# What is needed
Exclude the pictures, then repeat the remaining data exactly.

## begin Stored data

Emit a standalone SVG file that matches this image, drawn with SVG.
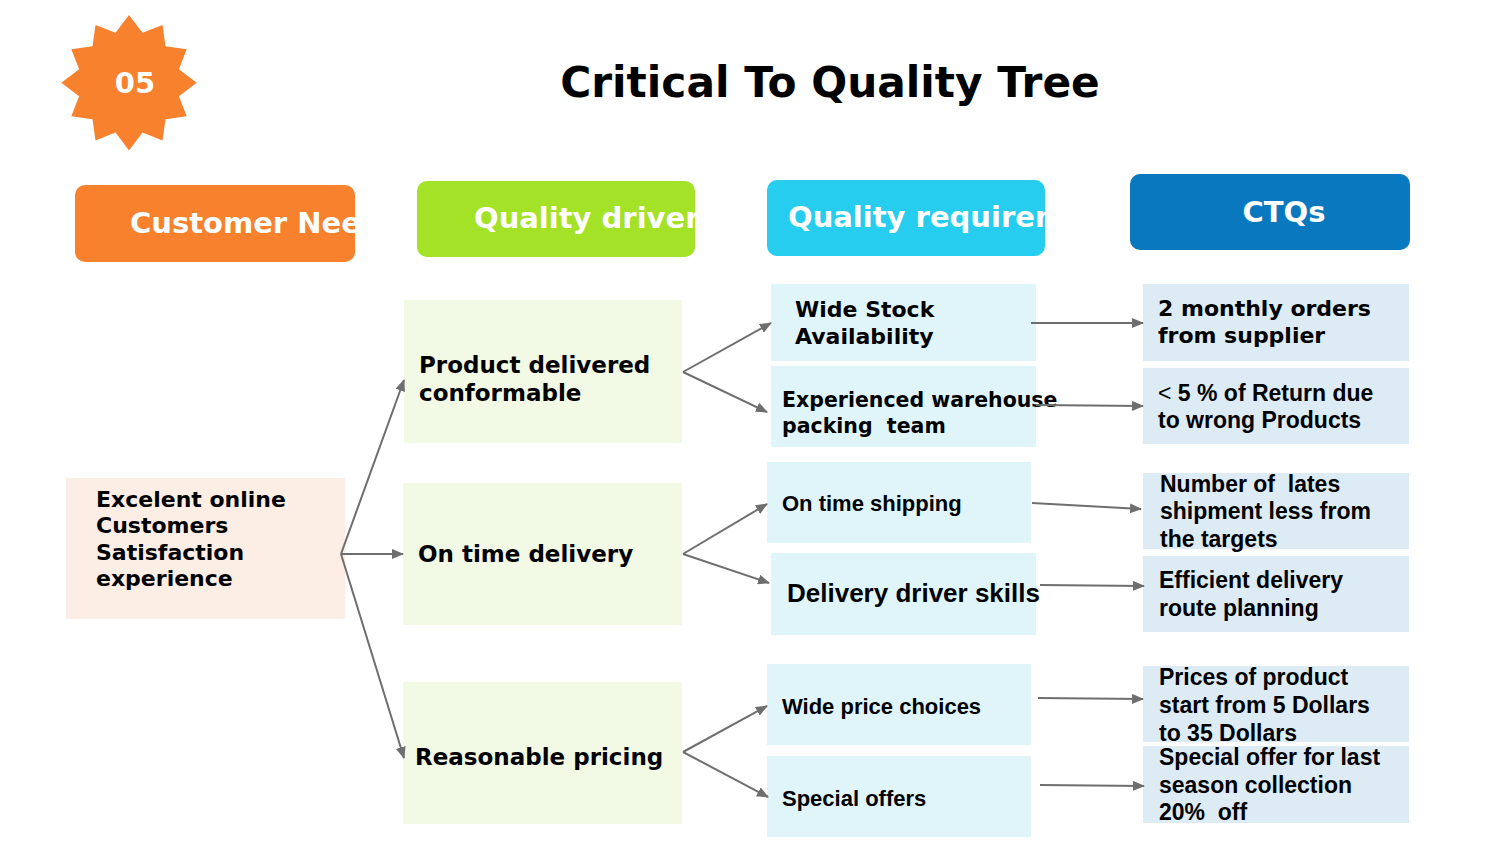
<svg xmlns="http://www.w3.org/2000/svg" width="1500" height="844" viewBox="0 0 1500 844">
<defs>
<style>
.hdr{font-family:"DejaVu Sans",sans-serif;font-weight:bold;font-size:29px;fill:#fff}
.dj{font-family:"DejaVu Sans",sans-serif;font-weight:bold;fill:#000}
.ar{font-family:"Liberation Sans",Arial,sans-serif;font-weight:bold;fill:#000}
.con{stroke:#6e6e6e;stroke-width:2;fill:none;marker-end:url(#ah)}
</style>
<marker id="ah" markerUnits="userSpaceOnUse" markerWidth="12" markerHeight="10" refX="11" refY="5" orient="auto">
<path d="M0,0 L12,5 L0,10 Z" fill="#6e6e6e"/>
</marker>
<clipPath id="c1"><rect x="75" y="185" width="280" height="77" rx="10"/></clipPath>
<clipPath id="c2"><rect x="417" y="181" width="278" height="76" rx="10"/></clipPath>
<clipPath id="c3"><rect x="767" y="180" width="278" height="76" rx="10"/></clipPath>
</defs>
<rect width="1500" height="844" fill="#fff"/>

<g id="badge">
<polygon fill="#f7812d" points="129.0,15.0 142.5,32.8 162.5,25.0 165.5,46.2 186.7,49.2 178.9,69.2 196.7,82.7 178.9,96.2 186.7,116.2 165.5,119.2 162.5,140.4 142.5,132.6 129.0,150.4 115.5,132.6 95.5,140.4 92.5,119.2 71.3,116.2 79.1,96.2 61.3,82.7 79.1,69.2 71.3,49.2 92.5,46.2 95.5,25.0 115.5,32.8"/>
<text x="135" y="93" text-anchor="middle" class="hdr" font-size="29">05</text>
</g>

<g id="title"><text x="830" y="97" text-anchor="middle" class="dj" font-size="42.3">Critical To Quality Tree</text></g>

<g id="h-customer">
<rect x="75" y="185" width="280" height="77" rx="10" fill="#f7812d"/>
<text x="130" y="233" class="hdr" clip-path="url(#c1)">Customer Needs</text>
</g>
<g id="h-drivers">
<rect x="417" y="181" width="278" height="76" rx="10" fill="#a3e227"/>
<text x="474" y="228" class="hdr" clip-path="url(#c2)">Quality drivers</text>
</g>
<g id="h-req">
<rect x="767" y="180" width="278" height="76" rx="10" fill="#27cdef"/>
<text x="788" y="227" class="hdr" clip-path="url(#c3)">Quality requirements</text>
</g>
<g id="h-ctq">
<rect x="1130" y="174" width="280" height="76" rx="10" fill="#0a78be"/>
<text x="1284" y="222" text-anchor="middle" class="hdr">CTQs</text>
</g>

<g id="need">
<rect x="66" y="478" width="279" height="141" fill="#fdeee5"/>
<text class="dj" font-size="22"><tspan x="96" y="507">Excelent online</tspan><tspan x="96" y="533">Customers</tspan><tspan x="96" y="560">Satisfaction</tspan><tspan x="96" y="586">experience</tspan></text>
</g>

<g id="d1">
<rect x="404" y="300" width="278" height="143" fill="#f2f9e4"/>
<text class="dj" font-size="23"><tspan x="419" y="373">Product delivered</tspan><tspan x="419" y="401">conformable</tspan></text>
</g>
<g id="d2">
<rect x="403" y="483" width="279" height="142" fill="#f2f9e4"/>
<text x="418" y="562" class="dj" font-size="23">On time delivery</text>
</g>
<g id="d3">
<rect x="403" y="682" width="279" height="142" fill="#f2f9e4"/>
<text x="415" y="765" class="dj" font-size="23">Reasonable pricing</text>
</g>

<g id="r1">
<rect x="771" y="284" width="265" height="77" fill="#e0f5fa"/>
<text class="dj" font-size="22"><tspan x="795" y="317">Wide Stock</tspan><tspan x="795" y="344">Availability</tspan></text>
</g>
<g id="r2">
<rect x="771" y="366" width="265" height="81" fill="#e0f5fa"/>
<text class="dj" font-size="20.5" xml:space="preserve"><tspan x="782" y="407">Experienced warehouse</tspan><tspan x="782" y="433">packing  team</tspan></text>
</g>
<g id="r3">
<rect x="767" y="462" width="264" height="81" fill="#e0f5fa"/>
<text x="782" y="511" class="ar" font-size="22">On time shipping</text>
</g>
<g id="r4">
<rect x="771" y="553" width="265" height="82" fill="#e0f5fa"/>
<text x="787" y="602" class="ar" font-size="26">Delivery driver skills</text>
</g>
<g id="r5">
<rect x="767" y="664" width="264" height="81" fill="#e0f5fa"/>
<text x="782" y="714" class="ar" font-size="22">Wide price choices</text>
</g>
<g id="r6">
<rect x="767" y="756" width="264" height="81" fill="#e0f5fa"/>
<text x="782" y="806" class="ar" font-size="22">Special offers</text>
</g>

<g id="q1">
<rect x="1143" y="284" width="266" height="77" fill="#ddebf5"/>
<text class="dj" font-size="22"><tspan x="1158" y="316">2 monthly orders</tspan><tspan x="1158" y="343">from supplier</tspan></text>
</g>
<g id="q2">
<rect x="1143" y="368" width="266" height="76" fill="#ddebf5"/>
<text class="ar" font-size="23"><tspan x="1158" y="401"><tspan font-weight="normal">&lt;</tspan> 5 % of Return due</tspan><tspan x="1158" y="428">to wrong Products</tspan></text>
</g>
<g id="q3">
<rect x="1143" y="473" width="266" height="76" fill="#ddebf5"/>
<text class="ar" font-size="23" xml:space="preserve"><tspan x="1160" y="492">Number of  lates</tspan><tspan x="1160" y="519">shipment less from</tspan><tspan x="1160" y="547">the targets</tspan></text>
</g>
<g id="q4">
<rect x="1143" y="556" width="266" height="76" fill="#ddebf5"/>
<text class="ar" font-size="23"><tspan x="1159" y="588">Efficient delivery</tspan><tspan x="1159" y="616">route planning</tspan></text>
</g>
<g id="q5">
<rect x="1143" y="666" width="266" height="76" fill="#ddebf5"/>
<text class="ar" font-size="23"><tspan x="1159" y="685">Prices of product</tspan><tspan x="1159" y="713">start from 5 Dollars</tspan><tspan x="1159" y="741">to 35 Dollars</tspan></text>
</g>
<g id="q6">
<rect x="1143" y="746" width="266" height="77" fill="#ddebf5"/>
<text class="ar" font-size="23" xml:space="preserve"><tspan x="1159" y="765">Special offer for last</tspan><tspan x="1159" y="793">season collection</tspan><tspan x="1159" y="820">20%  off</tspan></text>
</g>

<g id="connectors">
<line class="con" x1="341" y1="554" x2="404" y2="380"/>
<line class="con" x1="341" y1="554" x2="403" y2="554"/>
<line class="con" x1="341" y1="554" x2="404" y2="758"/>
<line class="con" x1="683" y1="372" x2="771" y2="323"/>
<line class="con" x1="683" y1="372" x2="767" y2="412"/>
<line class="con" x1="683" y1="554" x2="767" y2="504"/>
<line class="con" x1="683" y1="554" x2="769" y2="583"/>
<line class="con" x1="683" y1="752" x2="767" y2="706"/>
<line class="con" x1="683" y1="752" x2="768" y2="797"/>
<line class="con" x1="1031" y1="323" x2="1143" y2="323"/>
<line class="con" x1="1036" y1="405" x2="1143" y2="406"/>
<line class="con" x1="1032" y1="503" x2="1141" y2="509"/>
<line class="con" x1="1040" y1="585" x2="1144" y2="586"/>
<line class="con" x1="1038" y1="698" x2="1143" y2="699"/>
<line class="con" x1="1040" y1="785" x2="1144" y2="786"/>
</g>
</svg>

## end Stored data

# The reply
Emit a standalone SVG file that matches this image, drawn with SVG.
<svg xmlns="http://www.w3.org/2000/svg" width="1500" height="844" viewBox="0 0 1500 844">
<defs>
<style>
.hdr{font-family:"DejaVu Sans",sans-serif;font-weight:bold;font-size:29px;fill:#fff}
.dj{font-family:"DejaVu Sans",sans-serif;font-weight:bold;fill:#000}
.ar{font-family:"Liberation Sans",Arial,sans-serif;font-weight:bold;fill:#000}
.con{stroke:#6e6e6e;stroke-width:2;fill:none;marker-end:url(#ah)}
</style>
<marker id="ah" markerUnits="userSpaceOnUse" markerWidth="12" markerHeight="10" refX="11" refY="5" orient="auto">
<path d="M0,0 L12,5 L0,10 Z" fill="#6e6e6e"/>
</marker>
<clipPath id="c1"><rect x="75" y="185" width="280" height="77" rx="10"/></clipPath>
<clipPath id="c2"><rect x="417" y="181" width="278" height="76" rx="10"/></clipPath>
<clipPath id="c3"><rect x="767" y="180" width="278" height="76" rx="10"/></clipPath>
</defs>
<rect width="1500" height="844" fill="#fff"/>

<g id="badge">
<polygon fill="#f7812d" points="129.0,15.0 142.5,32.8 162.5,25.0 165.5,46.2 186.7,49.2 178.9,69.2 196.7,82.7 178.9,96.2 186.7,116.2 165.5,119.2 162.5,140.4 142.5,132.6 129.0,150.4 115.5,132.6 95.5,140.4 92.5,119.2 71.3,116.2 79.1,96.2 61.3,82.7 79.1,69.2 71.3,49.2 92.5,46.2 95.5,25.0 115.5,32.8"/>
<text x="135" y="93" text-anchor="middle" class="hdr" font-size="29">05</text>
</g>

<g id="title"><text x="830" y="97" text-anchor="middle" class="dj" font-size="42.3">Critical To Quality Tree</text></g>

<g id="h-customer">
<rect x="75" y="185" width="280" height="77" rx="10" fill="#f7812d"/>
<text x="130" y="233" class="hdr" clip-path="url(#c1)">Customer Needs</text>
</g>
<g id="h-drivers">
<rect x="417" y="181" width="278" height="76" rx="10" fill="#a3e227"/>
<text x="474" y="228" class="hdr" clip-path="url(#c2)">Quality drivers</text>
</g>
<g id="h-req">
<rect x="767" y="180" width="278" height="76" rx="10" fill="#27cdef"/>
<text x="788" y="227" class="hdr" clip-path="url(#c3)">Quality requirements</text>
</g>
<g id="h-ctq">
<rect x="1130" y="174" width="280" height="76" rx="10" fill="#0a78be"/>
<text x="1284" y="222" text-anchor="middle" class="hdr">CTQs</text>
</g>

<g id="need">
<rect x="66" y="478" width="279" height="141" fill="#fdeee5"/>
<text class="dj" font-size="22"><tspan x="96" y="507">Excelent online</tspan><tspan x="96" y="533">Customers</tspan><tspan x="96" y="560">Satisfaction</tspan><tspan x="96" y="586">experience</tspan></text>
</g>

<g id="d1">
<rect x="404" y="300" width="278" height="143" fill="#f2f9e4"/>
<text class="dj" font-size="23"><tspan x="419" y="373">Product delivered</tspan><tspan x="419" y="401">conformable</tspan></text>
</g>
<g id="d2">
<rect x="403" y="483" width="279" height="142" fill="#f2f9e4"/>
<text x="418" y="562" class="dj" font-size="23">On time delivery</text>
</g>
<g id="d3">
<rect x="403" y="682" width="279" height="142" fill="#f2f9e4"/>
<text x="415" y="765" class="dj" font-size="23">Reasonable pricing</text>
</g>

<g id="r1">
<rect x="771" y="284" width="265" height="77" fill="#e0f5fa"/>
<text class="dj" font-size="22"><tspan x="795" y="317">Wide Stock</tspan><tspan x="795" y="344">Availability</tspan></text>
</g>
<g id="r2">
<rect x="771" y="366" width="265" height="81" fill="#e0f5fa"/>
<text class="dj" font-size="20.5" xml:space="preserve"><tspan x="782" y="407">Experienced warehouse</tspan><tspan x="782" y="433">packing  team</tspan></text>
</g>
<g id="r3">
<rect x="767" y="462" width="264" height="81" fill="#e0f5fa"/>
<text x="782" y="511" class="ar" font-size="22">On time shipping</text>
</g>
<g id="r4">
<rect x="771" y="553" width="265" height="82" fill="#e0f5fa"/>
<text x="787" y="602" class="ar" font-size="26">Delivery driver skills</text>
</g>
<g id="r5">
<rect x="767" y="664" width="264" height="81" fill="#e0f5fa"/>
<text x="782" y="714" class="ar" font-size="22">Wide price choices</text>
</g>
<g id="r6">
<rect x="767" y="756" width="264" height="81" fill="#e0f5fa"/>
<text x="782" y="806" class="ar" font-size="22">Special offers</text>
</g>

<g id="q1">
<rect x="1143" y="284" width="266" height="77" fill="#ddebf5"/>
<text class="dj" font-size="22"><tspan x="1158" y="316">2 monthly orders</tspan><tspan x="1158" y="343">from supplier</tspan></text>
</g>
<g id="q2">
<rect x="1143" y="368" width="266" height="76" fill="#ddebf5"/>
<text class="ar" font-size="23"><tspan x="1158" y="401"><tspan font-weight="normal">&lt;</tspan> 5 % of Return due</tspan><tspan x="1158" y="428">to wrong Products</tspan></text>
</g>
<g id="q3">
<rect x="1143" y="473" width="266" height="76" fill="#ddebf5"/>
<text class="ar" font-size="23" xml:space="preserve"><tspan x="1160" y="492">Number of  lates</tspan><tspan x="1160" y="519">shipment less from</tspan><tspan x="1160" y="547">the targets</tspan></text>
</g>
<g id="q4">
<rect x="1143" y="556" width="266" height="76" fill="#ddebf5"/>
<text class="ar" font-size="23"><tspan x="1159" y="588">Efficient delivery</tspan><tspan x="1159" y="616">route planning</tspan></text>
</g>
<g id="q5">
<rect x="1143" y="666" width="266" height="76" fill="#ddebf5"/>
<text class="ar" font-size="23"><tspan x="1159" y="685">Prices of product</tspan><tspan x="1159" y="713">start from 5 Dollars</tspan><tspan x="1159" y="741">to 35 Dollars</tspan></text>
</g>
<g id="q6">
<rect x="1143" y="746" width="266" height="77" fill="#ddebf5"/>
<text class="ar" font-size="23" xml:space="preserve"><tspan x="1159" y="765">Special offer for last</tspan><tspan x="1159" y="793">season collection</tspan><tspan x="1159" y="820">20%  off</tspan></text>
</g>

<g id="connectors">
<line class="con" x1="341" y1="554" x2="404" y2="380"/>
<line class="con" x1="341" y1="554" x2="403" y2="554"/>
<line class="con" x1="341" y1="554" x2="404" y2="758"/>
<line class="con" x1="683" y1="372" x2="771" y2="323"/>
<line class="con" x1="683" y1="372" x2="767" y2="412"/>
<line class="con" x1="683" y1="554" x2="767" y2="504"/>
<line class="con" x1="683" y1="554" x2="769" y2="583"/>
<line class="con" x1="683" y1="752" x2="767" y2="706"/>
<line class="con" x1="683" y1="752" x2="768" y2="797"/>
<line class="con" x1="1031" y1="323" x2="1143" y2="323"/>
<line class="con" x1="1036" y1="405" x2="1143" y2="406"/>
<line class="con" x1="1032" y1="503" x2="1141" y2="509"/>
<line class="con" x1="1040" y1="585" x2="1144" y2="586"/>
<line class="con" x1="1038" y1="698" x2="1143" y2="699"/>
<line class="con" x1="1040" y1="785" x2="1144" y2="786"/>
</g>
</svg>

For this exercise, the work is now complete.